Awarded Grants

National Science Foundation

January 2015 - Sugarcube Systems is a proud winner of the 2015 SBIR Phase 1 award from the National Science Foundation for the feasibility project: Comprehensive Metrology and Control of MEMS.


April 2015 - Sugarcube Systems is a proud winner of a grant from the Indiana Economic Development Corporation and Elevate Ventures.

National Science Foundation

July 2015 - Sugarcube Systems is proud to announce winning (Phase 1B) their second award from the National Science Foundation for the feasibility project: Accurate Calibration for the Atomic Force microscope and other Cantilever-Based Sensors.

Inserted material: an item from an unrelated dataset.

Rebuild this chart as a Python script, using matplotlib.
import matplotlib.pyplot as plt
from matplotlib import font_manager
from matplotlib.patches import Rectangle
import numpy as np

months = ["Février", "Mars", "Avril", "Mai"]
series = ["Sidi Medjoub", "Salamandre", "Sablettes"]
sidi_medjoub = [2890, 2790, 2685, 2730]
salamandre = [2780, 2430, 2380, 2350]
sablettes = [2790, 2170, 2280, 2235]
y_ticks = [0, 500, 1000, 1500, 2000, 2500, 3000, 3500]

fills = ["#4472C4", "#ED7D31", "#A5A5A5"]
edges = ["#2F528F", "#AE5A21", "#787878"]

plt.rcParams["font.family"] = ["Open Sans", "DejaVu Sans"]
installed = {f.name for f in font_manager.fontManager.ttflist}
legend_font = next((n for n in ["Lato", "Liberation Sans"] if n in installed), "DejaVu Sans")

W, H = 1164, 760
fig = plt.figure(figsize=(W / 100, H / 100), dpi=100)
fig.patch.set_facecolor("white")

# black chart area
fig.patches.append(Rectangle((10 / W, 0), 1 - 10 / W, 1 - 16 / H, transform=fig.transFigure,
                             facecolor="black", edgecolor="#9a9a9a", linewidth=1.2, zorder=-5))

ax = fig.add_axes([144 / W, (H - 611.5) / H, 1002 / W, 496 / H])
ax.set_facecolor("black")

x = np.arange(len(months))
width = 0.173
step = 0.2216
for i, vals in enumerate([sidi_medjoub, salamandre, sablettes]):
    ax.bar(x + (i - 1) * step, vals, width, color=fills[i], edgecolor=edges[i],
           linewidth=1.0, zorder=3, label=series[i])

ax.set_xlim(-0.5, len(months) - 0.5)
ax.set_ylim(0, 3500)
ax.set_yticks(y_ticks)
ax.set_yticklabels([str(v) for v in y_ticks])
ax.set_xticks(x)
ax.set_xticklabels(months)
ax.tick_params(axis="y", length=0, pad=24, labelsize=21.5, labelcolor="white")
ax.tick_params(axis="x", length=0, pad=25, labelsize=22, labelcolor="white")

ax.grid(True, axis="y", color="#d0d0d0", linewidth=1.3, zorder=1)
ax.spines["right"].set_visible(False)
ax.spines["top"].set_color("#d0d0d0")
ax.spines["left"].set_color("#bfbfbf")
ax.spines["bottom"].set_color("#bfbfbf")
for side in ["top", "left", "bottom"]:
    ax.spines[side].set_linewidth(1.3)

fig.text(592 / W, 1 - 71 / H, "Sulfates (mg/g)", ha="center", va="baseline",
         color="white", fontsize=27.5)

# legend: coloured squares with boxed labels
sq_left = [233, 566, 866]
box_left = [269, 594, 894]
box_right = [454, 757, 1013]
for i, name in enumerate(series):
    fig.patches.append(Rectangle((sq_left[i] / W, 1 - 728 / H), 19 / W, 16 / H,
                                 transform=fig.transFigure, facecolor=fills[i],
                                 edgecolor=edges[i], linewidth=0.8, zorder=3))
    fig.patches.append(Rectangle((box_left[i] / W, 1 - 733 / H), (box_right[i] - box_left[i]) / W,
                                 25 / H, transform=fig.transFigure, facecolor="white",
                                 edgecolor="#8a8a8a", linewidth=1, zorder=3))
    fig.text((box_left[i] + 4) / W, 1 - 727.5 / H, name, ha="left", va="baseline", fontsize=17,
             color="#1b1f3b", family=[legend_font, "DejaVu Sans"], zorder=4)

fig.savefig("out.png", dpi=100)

This Small Business Innovation Research Phase I project will establish the ability to measure key properties in the MEMS fabrication process to help MEMS foundries and designers build more accurate sensors while shortening the design cycle and will establish that electrically probed self-calibration has the potential to replace the current costly and cumbersome physical calibration approach. Calibration of MEMS devices currently comprises over 20% of the manufacturing cost structure and has been steadily increasing over time. In higher performance devices, it can be 80% of the manufacturing cost. Successful demonstration of self-calibration methods, with accuracy equal to, or greater than, traditional physical calibration methods will not only enable the industry to eliminate this rapidly-growing cost driver, but could also enable a new era of performance-on-demand MEMS devices that dynamically alter the device's effective parameters and properties using electrical signals to adjust the values measured in the self-calibration process.

The intellectual merit of this project centers on the development of an electronic means to calibrate MEMS devices. This new method will deliver equal or greater accuracy as compared with traditional costly, cumbersome physical means that are constraining the MEMS industry. The research will take measurements on many "self-calibrating" MEMS devices fabricated across multiple MEMS processes, from multiple foundries and multiple runs to provide a robust data set to provide new process information using self-calibration and also to establish comparative results (both technical and economics) with traditional calibration approaches. If successful, this could usher in a completely new paradigm in MEMS design and production by relaxing the physical calibration constraints and potentially enabling an entirely new class of performance on demand MEMS devices.